Nels Cline, Wally Shoup, and Chris Corsano

Nels Cline, Wally Shoup, and Chris Corsano

Nels Cline, Wally Shoup, and Chris Corsano


Strange Attractors

It’s all well and good that guitarist Nels Cline has found a steady day job in the ever morphing lineup of Wilco. His dulcet tones and fretwork are doing a great service to Mr. Tweedy’s songs, elevating the recorded and live versions to heights they might not have been able to achieve on their own. For my money, I prefer to hear Cline as he is presented here, spilling shrieks and squalls out of his amplifier, spinning amazingly melodic runs, and generally kicking up a hell of a free jazz dust storm.
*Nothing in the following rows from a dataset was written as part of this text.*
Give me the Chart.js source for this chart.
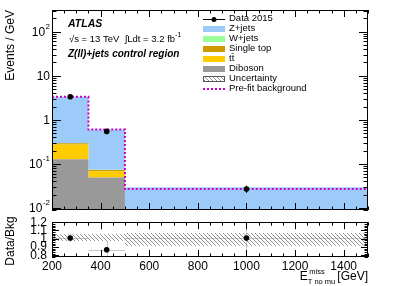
<!DOCTYPE html>
<html lang="en">
<head>
    <meta charset="UTF-8">
    <title>Z(ll)+jets control region</title>
    <script src="https://cdn.jsdelivr.net/npm/chart.js@4.4.0/dist/chart.umd.min.js"></script>
    <style>
        body { margin: 0; background: #fff; }
        #wrap { position: relative; width: 399px; height: 286px; }
        canvas { position: absolute; left: 0; }
    </style>
</head>
<body>
    <div id="wrap">
        <canvas id="main" width="399" height="214" style="top:0px"></canvas>
        <canvas id="ratio" width="399" height="76" style="top:210px"></canvas>
    </div>
    <script>
        // bins in E_T^miss [GeV]
        const binEdges = [200, 350, 500, 1500]
        const binCentres = [275, 425, 1000]

        // events / GeV
        const dataVals = [3.34, 0.546, 0.027]
        const dataErr = [0.15, 0.06, 0.005]
        const zjets = [3.04, 0.53, 0.0262]
        const wjets = [0.002, 0.0008, 0.0002]
        const singleTop = [0.02, 0.005, 0.0003]
        const ttbar = [0.147, 0.019, 0.0008]
        const diboson = [0.128, 0.049, 0.002]
        const prefit = [3.32, 0.6, 0.0268]

        // ratio panel
        const ratioVals = [1.01, 0.867, 1.01]
        const ratioErr = [0.05, 0.11, 0.3]
        const uncLo = [0.973, 0.973, 0.916]
        const uncHi = [1.056, 1.056, 1.069]

        // axis labels
        const yTicks = [0.01, 0.1, 1, 10, 100]
        const yTickLabels = [['10', '-2'], ['10', '-1'], ['1', ''], ['10', ''], ['10', '2']]
        const xTicks = [200, 400, 600, 800, 1000, 1200, 1400]
        const ratioTicks = [0.8, 0.9, 1, 1.1, 1.2]

        const FONT = '"Liberation Sans", Arial, Helvetica, sans-serif'
        const col = {
            zjets: '#9ccbfa', wjets: '#99ff99', singleTop: '#cc9900', ttbar: '#ffcc00',
            diboson: '#999999', prefit: '#cc00cc'
        }

        function hatch(color) {
            let t = document.createElement('canvas')
            t.width = 4; t.height = 4
            let c = t.getContext('2d')
            c.strokeStyle = color
            c.lineWidth = 0.8
            c.beginPath()
            c.moveTo(0, 0); c.lineTo(4, 4)
            c.moveTo(-1, 3); c.lineTo(1, 5)
            c.moveTo(3, -1); c.lineTo(5, 1)
            c.stroke()
            return c.createPattern(t, 'repeat')
        }
        const hatchFill = hatch('#777')

        // histogram outline: value i holds from edge i to edge i+1
        function steps(vals) {
            return binEdges.map((e, i) => ({ x: e, y: vals[Math.min(i, vals.length - 1)] }))
        }

        // stack bottom -> top
        const stack = [
            ['Diboson', diboson, col.diboson],
            ['ttbar', ttbar, col.ttbar],
            ['Single top', singleTop, col.singleTop],
            ['W+jets', wjets, col.wjets],
            ['Z+jets', zjets, col.zjets],
        ]
        var run = [0, 0, 0]
        const stackSets = stack.map((s, i) => {
            run = run.map((r, j) => r + s[1][j])
            return {
                label: s[0], data: steps(run.slice()), stepped: 'before',
                borderWidth: 0, pointRadius: 0, backgroundColor: s[2],
                fill: i == 0 ? 'start' : '-1', order: 2,
            }
        })

        function drawTicks(chart, xMarks, yMarks) {
            const { ctx, chartArea: a, scales: { x, y } } = chart
            ctx.save()
            ctx.strokeStyle = '#000'
            ctx.lineWidth = 1
            ctx.beginPath()
            xMarks.forEach(m => {
                let px = Math.round(x.getPixelForValue(m.v)) + 0.5
                ctx.moveTo(px, a.bottom); ctx.lineTo(px, a.bottom - m.len)
                ctx.moveTo(px, a.top); ctx.lineTo(px, a.top + m.len)
            })
            yMarks.forEach(m => {
                let py = Math.round(y.getPixelForValue(m.v)) + 0.5
                ctx.moveTo(a.left, py); ctx.lineTo(a.left + m.len, py)
                ctx.moveTo(a.right, py); ctx.lineTo(a.right - m.len, py)
            })
            ctx.stroke()
            ctx.strokeRect(Math.round(a.left) + 0.5, Math.round(a.top) + 0.5,
                Math.round(a.right - a.left) - 1, Math.round(a.bottom - a.top) - 1)
            ctx.restore()
        }

        const xMarks = []
        for (let v = 200; v <= 1500; v += 50) xMarks.push({ v: v, len: v % 200 == 0 ? 7 : 3.5 })
        const yMarks = []
        for (let d = -3; d <= 2; d++) {
            for (let k = 1; k <= 9; k++) {
                let v = k * Math.pow(10, d)
                if (v >= 0.009 && v <= 310) yMarks.push({ v: v, len: k == 1 ? 9 : 4.5 })
            }
        }
        const rMarks = []
        for (let i = 39; i <= 60; i++) rMarks.push({ v: i * 0.02, len: i % 5 == 0 ? 7 : 3.5 })

        function rotText(ctx, text, x, y, align) {
            ctx.save()
            ctx.translate(x, y)
            ctx.rotate(-Math.PI / 2)
            ctx.textAlign = align
            ctx.textBaseline = 'middle'
            ctx.fillText(text, 0, 0)
            ctx.restore()
        }

        const mainPlugin = {
            id: 'mainDeco',
            afterDatasetsDraw(chart) {
                const { ctx, scales: { x, y } } = chart
                ctx.save()
                ctx.strokeStyle = '#000'
                ctx.lineWidth = 1
                ctx.beginPath()
                dataVals.forEach((v, i) => {
                    let px = Math.round(x.getPixelForValue(binCentres[i])) + 0.5
                    ctx.moveTo(px, y.getPixelForValue(v - dataErr[i]))
                    ctx.lineTo(px, y.getPixelForValue(v + dataErr[i]))
                })
                ctx.stroke()
                ctx.restore()
            },
            afterDraw(chart) {
                const { ctx, chartArea: a, scales: { y } } = chart
                drawTicks(chart, xMarks, yMarks)
                ctx.save()
                ctx.fillStyle = '#000'
                // y tick labels with exponents
                ctx.textBaseline = 'middle'
                ctx.textAlign = 'right'
                yTicks.forEach((v, i) => {
                    let py = y.getPixelForValue(v)
                    let [base, ex] = yTickLabels[i]
                    ctx.font = '8px ' + FONT
                    let w = ex ? ctx.measureText(ex).width + 0.5 : 0
                    if (ex) ctx.fillText(ex, 50, py - 5)
                    ctx.font = '12px ' + FONT
                    ctx.fillText(base, 50 - w, py + 1)
                })
                ctx.font = '12px ' + FONT
                rotText(ctx, 'Events / GeV', 11, 10, 'right')

                // labels
                ctx.textAlign = 'left'
                ctx.font = 'italic bold 10.5px ' + FONT
                ctx.fillText('ATLAS', 68, 24)
                ctx.font = '9.5px ' + FONT
                ctx.fillText('\u221As = 13 TeV  \u222BLdt = 3.2 fb', 69, 39)
                let w = ctx.measureText('\u221As = 13 TeV  \u222BLdt = 3.2 fb').width
                ctx.font = '7px ' + FONT
                ctx.fillText('-1', 69 + w, 35)
                ctx.font = 'italic bold 10px ' + FONT
                ctx.fillText('Z(ll)+jets control region', 68, 54)

                // legend
                const entries = [
                    ['Data 2015', 'data'], ['Z+jets', col.zjets], ['W+jets', col.wjets],
                    ['Single top', col.singleTop], ['t\u0074\u0304', col.ttbar], ['Diboson', col.diboson],
                    ['Uncertainty', 'unc'], ['Pre-fit background', 'prefit']
                ]
                entries.forEach((e, i) => {
                    let cy = 19 + i * 10
                    if (e[1] == 'data') {
                        ctx.strokeStyle = '#000'; ctx.lineWidth = 1
                        ctx.beginPath(); ctx.moveTo(203, cy + 0.5); ctx.lineTo(225, cy + 0.5); ctx.stroke()
                        ctx.beginPath(); ctx.arc(214, cy + 0.5, 2.5, 0, 2 * Math.PI); ctx.fill()
                    } else if (e[1] == 'prefit') {
                        ctx.strokeStyle = col.prefit; ctx.lineWidth = 2
                        ctx.setLineDash([2, 2])
                        ctx.beginPath(); ctx.moveTo(203, cy); ctx.lineTo(225, cy); ctx.stroke()
                        ctx.setLineDash([])
                    } else if (e[1] == 'unc') {
                        ctx.fillStyle = hatchFill
                        ctx.fillRect(203, cy - 3, 22, 6)
                        ctx.strokeStyle = '#555'; ctx.lineWidth = 1
                        ctx.strokeRect(203.5, cy - 2.5, 21, 5)
                    } else {
                        ctx.fillStyle = e[1]
                        ctx.fillRect(203, cy - 3, 22, 6)
                    }
                    ctx.fillStyle = '#000'
                    ctx.font = '9.5px ' + FONT
                    ctx.textBaseline = 'middle'
                    ctx.fillText(e[0], 229, cy - 1)
                })
                ctx.restore()
            }
        }

        new Chart(document.getElementById('main'), {
            type: 'line',
            data: {
                datasets: [
                    {
                        label: 'Data 2015', data: dataVals.map((v, i) => ({ x: binCentres[i], y: v })),
                        showLine: false, pointRadius: 2.8, pointBackgroundColor: '#000', pointBorderColor: '#000',
                        borderWidth: 0, order: 0,
                    },
                    {
                        label: 'Pre-fit background', data: steps(prefit), stepped: 'before', fill: false,
                        borderColor: col.prefit, borderWidth: 2, borderDash: [2, 2], pointRadius: 0, order: 1,
                    },
                ].concat(stackSets),
            },
            options: {
                responsive: false,
                animation: false,
                events: [],
                layout: { padding: { left: 52, right: 31, top: 10, bottom: 2 } },
                plugins: { legend: { display: false }, tooltip: { enabled: false } },
                scales: {
                    x: { type: 'linear', min: 200, max: 1500, display: false },
                    y: { type: 'logarithmic', min: 0.009, max: 310, display: false },
                },
            },
            plugins: [mainPlugin],
        })

        const ratioPlugin = {
            id: 'ratioDeco',
            beforeDatasetsDraw(chart) {
                const { ctx, chartArea: a, scales: { x, y } } = chart
                ctx.save()
                ctx.beginPath(); ctx.rect(a.left, a.top, a.right - a.left, a.bottom - a.top); ctx.clip()
                ctx.strokeStyle = '#c8c8c8'
                ctx.lineWidth = 1
                ctx.beginPath()
                ratioVals.forEach((v, i) => {
                    let px = Math.round(x.getPixelForValue(binCentres[i])) + 0.5
                    let py = Math.round(y.getPixelForValue(v)) + 0.5
                    ctx.moveTo(x.getPixelForValue(binEdges[i]), py)
                    ctx.lineTo(x.getPixelForValue(binEdges[i + 1]), py)
                    ctx.moveTo(px, y.getPixelForValue(v - ratioErr[i]))
                    ctx.lineTo(px, y.getPixelForValue(v + ratioErr[i]))
                })
                ctx.stroke()
                ctx.restore()
            },
            afterDraw(chart) {
                const { ctx } = chart
                drawTicks(chart, xMarks, rMarks)
                ctx.save()
                ctx.fillStyle = '#000'
                ctx.font = '12px ' + FONT
                rotText(ctx, 'Data/Bkg', 11, 31, 'center')
                // x title: E_T no mu ^miss [GeV]
                ctx.textBaseline = 'alphabetic'
                ctx.textAlign = 'right'
                ctx.font = '12px ' + FONT
                ctx.fillText('[GeV]', 368, 70)
                let wG = ctx.measureText('[GeV]').width
                ctx.font = '7.5px ' + FONT
                let sub = 'T no mu '
                let wS = ctx.measureText(sub).width
                ctx.textAlign = 'left'
                let sx = 368 - wG - wS
                ctx.fillText(sub, sx, 74)
                ctx.fillText('miss', sx + 1.5, 64)
                ctx.font = '12px ' + FONT
                ctx.textAlign = 'right'
                ctx.fillText('E', sx, 70)
                ctx.restore()
            }
        }

        new Chart(document.getElementById('ratio'), {
            type: 'line',
            data: {
                datasets: [
                    {
                        label: 'Data/Bkg', data: ratioVals.map((v, i) => ({ x: binCentres[i], y: v })),
                        showLine: false, pointRadius: 2.8, pointBackgroundColor: '#000', pointBorderColor: '#000',
                        borderWidth: 0, order: 0,
                    },
                    {
                        label: 'Uncertainty', data: steps(uncHi), stepped: 'before', borderWidth: 0, pointRadius: 0,
                        backgroundColor: hatchFill, fill: '+1', order: 1,
                    },
                    {
                        label: 'unc low', data: steps(uncLo), stepped: 'before', borderWidth: 0, pointRadius: 0,
                        fill: false, order: 1,
                    },
                ],
            },
            options: {
                responsive: false,
                animation: false,
                events: [],
                layout: { padding: { left: 0, right: 31, top: 10, bottom: 0 } },
                plugins: { legend: { display: false }, tooltip: { enabled: false } },
                scales: {
                    x: {
                        type: 'linear', min: 200, max: 1500,
                        afterBuildTicks: (s) => { s.ticks = xTicks.map(v => ({ value: v })) },
                        afterFit: (s) => { s.height = 29 },
                        grid: { display: false, drawTicks: false },
                        border: { display: false },
                        ticks: {
                            autoSkip: false, maxRotation: 0, padding: 2, color: '#000',
                            font: { family: FONT, size: 12 },
                            callback: (v) => String(v),
                        },
                    },
                    y: {
                        type: 'linear', min: 0.78, max: 1.2,
                        afterBuildTicks: (s) => { s.ticks = ratioTicks.map(v => ({ value: v })) },
                        afterFit: (s) => { s.width = 52 },
                        grid: { display: false, drawTicks: false },
                        border: { display: false },
                        ticks: {
                            autoSkip: false, padding: 5, color: '#000',
                            font: { family: FONT, size: 12 },
                            callback: (v) => String(Math.round(v * 10) / 10),
                        },
                    },
                },
            },
            plugins: [ratioPlugin],
        })
    </script>
</body>
</html>
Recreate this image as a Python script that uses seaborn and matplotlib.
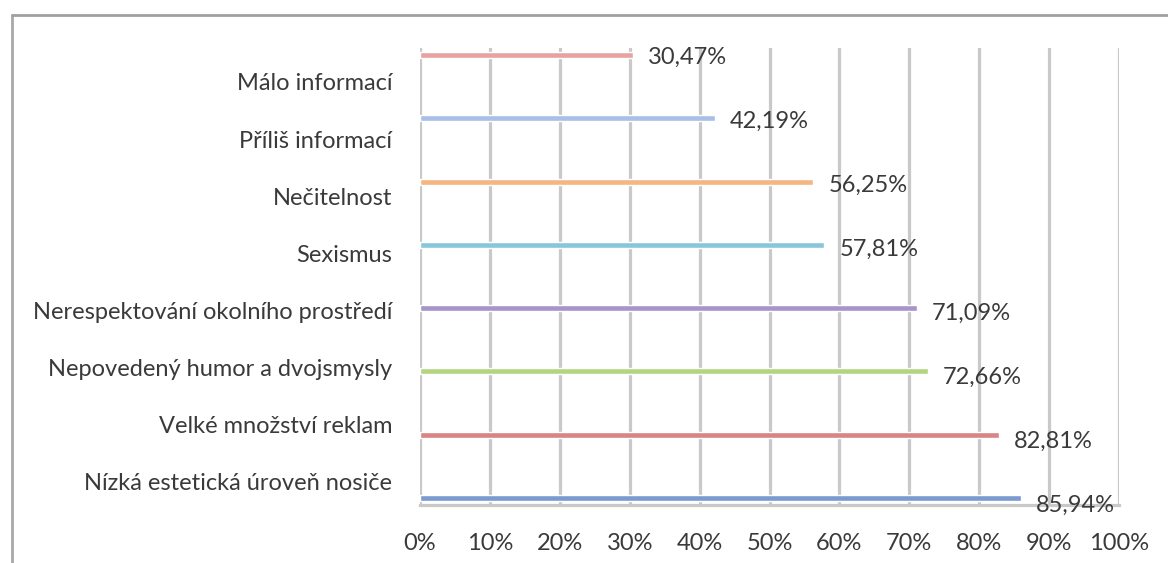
import matplotlib
matplotlib.use("Agg")
import matplotlib.pyplot as plt
from matplotlib.lines import Line2D
import numpy as np
import pandas as pd
import seaborn as sns

categories = [
    "Málo informací",
    "Příliš informací",
    "Nečitelnost",
    "Sexismus",
    "Nerespektování okolního prostředí",
    "Nepovedený humor a dvojsmysly",
    "Velké množství reklam",
    "Nízká estetická úroveň nosiče",
]
values = [30.47, 42.19, 56.25, 57.81, 71.09, 72.66, 82.81, 85.94]
value_labels = ["30,47%", "42,19%", "56,25%", "57,81%", "71,09%", "72,66%", "82,81%", "85,94%"]
colors = ["#E9A2A2", "#A8BFE7", "#F6B682", "#88C7DA", "#A795CA", "#B4D482", "#D98585", "#7B9AD0"]
x_ticks = [0, 10, 20, 30, 40, 50, 60, 70, 80, 90, 100]
x_tick_labels = [f"{t}%" for t in x_ticks]

sns.set_theme(style="white")
plt.rcParams["font.family"] = ["Lato", "DejaVu Sans"]

fig = plt.figure(figsize=(11.68, 5.63), dpi=100)
ax = fig.add_axes([420 / 1168, 1 - 505 / 563, (1119 - 420) / 1168, (505 - 48) / 563])

df = pd.DataFrame({"kategorie": categories, "podil": values})
sns.barplot(data=df, y="kategorie", x="podil", hue="kategorie", palette=colors,
            orient="h", width=0.095, legend=False, ax=ax, zorder=3, saturation=1)

ax.set_xlim(0, 100)
ax.set_ylim(7.11, -0.11)

# vertical gridlines
ax.set_xticks(x_ticks, x_tick_labels)
ax.xaxis.grid(True, color="#C9C9C9", linewidth=2.3, zorder=1)
ax.yaxis.grid(False)
ax.set_axisbelow(True)

# category labels sit on their own, slightly compressed spacing
n = len(categories)
label_pos = [(82 + 57.14 * i - 55) / 63.3 for i in range(n)]
ax.set_yticks(label_pos, categories)

ax.tick_params(axis="y", length=0, pad=20, labelsize=17, labelcolor="#3A3A3A")
ax.tick_params(axis="x", length=0, pad=20, labelsize=17, labelcolor="#3A3A3A")
ax.set_xlabel("")
ax.set_ylabel("")

for side in ["top", "right", "left"]:
    ax.spines[side].set_visible(False)
ax.spines["bottom"].set_color("#C9C9C9")
ax.spines["bottom"].set_linewidth(2.3)

for i, (v, lab) in enumerate(zip(values, value_labels)):
    ax.annotate(lab, xy=(v, i), xytext=(11, -2 - 0.5 * i), textcoords="offset points",
                ha="left", va="center", fontsize=17, color="#3A3A3A", zorder=5)

# outer chart frame (top and left edges)
fig.add_artist(Line2D([12 / 1168, 12 / 1168], [0, 1 - 15 / 563], transform=fig.transFigure,
                      color="#A8A8A8", linewidth=2))
fig.add_artist(Line2D([12 / 1168, 1], [1 - 15 / 563, 1 - 15 / 563], transform=fig.transFigure,
                      color="#A0A0A0", linewidth=2))

fig.savefig("out.png", dpi=100)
On this project, Cline is collaborating with a pair of equally talented experimental music powerhouses. Saxophonist Wally Shoup has been a mainstay of the free jazz scene – especially in his native Seattle – since 1974, as a member of the band Project W and in collaboration with Thurston Moore and Toshi Makihara. Chris Corsano’s name is probably most recognizable for his work on Bjork’s latest album, but he can also be heard on works by Six Organs of Admittance and his own improvisational duo with sax player Paul Flaherty.

Putting these three equally strong forces together in one studio proves to be not a dangerous experiment, but a collaboration of pure genius, one that pulses with energy and often soars through the stratosphere during its more quiet sections. This is best exemplified with the album’s title track, which begins with Cline working over his fretboard with a run of low, bass-y notes. Shoup slowly appears in the picture, calmly inserting low blasts of sound, followed by a furious, Elvin Jones-like attack by Corsano. The three meld these approaches together for a good seven minutes, before smashing it into blunt shards of noise which they each pick at and slowly weld together into another fury of sound toward the song’s end. It’s an exhausting, but thrilling musical exercise that must be heard in its full 28-minute glory to achieve its full effect.

Other tracks, such as “Minus Mint” and “Ghost Bell Canto” breathe a little easier, with moments of empty space that are colored-in gently by the musicians, especially Cline who adds thick washes of hummingbird-like buzz to the songs.

This is dangerous and beautiful music that breathes and oozes out of the ones and zeros of the CD, pooling up in your brain pan and leaving marks that you will never be able to wash away.